D’où vient ce bruit à l’horizon?
Tarlabaşı est un quartier déshérité au cœur de la ville-monde d’Istanbul sur sa rive européenne. Cela n’a pas toujours été le cas. Autrefois ce quartier cosmopolite était parmi les plus agréables où résidaient Grecs et Arméniens. Une série d’événements dramatiques entre 1942 et 1974 a réussi à chasser la quasi-totalité de ces populations. Depuis, Tarlabaşı n’a cessé de se paupériser.
Le grand tort de ses actuels habitants – familles kurdes ayant fui leurs villages dévastés, jeunes désœuvrés, prostituées, transgenres, Roms, immigrés africains, réfugiés syriens – est d’être trop pauvres, trop peu seyants pour un quartier près de la Place Taksim et convoité par les pouvoirs publics alliés aux promoteurs-constructeurs flairant de gros profits.
Ce quartier où « avec les années, se sont réfugiés ceux que la vie a mâchés puis recrachés et qui tentent de rester debout », dans les mots du romancier Ahmet Ümit, est bouleversé par un projet de rénovation urbaine, « Tarlabaşı 360 ». Ce projet de rénovation urbaine, très contesté, est une éloquente illustration de gentrification. Comment elle modifie radicalement les tissus urbain et humain d’une ville. Envoyer à la périphérie d’Istanbul ces habitants affligés de problèmes, interlopes. Construire un « Nouveau Tarlabaşı » conçu pour une classe aisée et les touristes. Pas le moindre immeuble de logements sociaux dans « Tarlabaşı 360. »

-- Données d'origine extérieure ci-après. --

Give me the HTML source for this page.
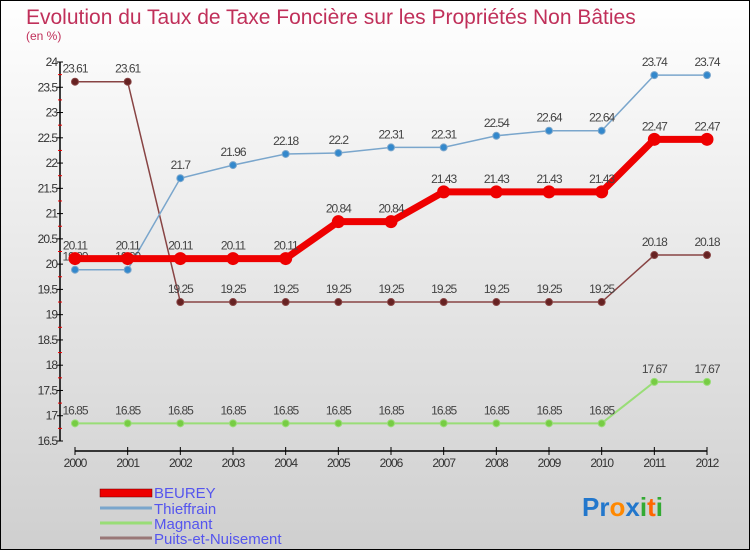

La première tranche de ce projet (20.000m² de terrain) a transformé cette partie de Tarlabaşı en un quartier fantôme. Depuis 2012, des immeubles en ruine, nimbés de leur poignante vieille gloire, peuplent le chantier et servent d’antre aux prostituées, de repaire aux petits trafiquants et d’abri aux réfugiés syriens. Le chantier est entouré d’une clôture en métal copieusement taguée. Âpre contraste entre ces cris de cœur des habitants et les publicités vantant le « Nouveau Tarlabaşı ».
La nuit à Tarlabaşı, de jeunes ombres glissent le long de la clôture ou dans les ombres plus épaisses des immeubles vétustes. Dans les couleurs criardes du boulevard, les travailleuses transgenres du sexe sont à leurs postes, entourées de la cacophonie des véhicules et des regards des hommes.
« D’où vient ce bruit à l’horizon ? » n’est pas terminé. Il y a le désir de continuer à documenter les transformations au quartier et aux vies des habitants. Je me suis attachée à ce quartier difficile et à ces personnes qui « tentent de rester debout ». Être consciente que mon travail ne changera rien pour tous les Şilan, Masum, Emre, Şeref, Özge, İrfan, Engin, Gül est démoralisant. Vouloir sortir de l’ombre ceux que la modernité laisse sur le bas-côté est une protestation peut-être aussi impuissante que les tags.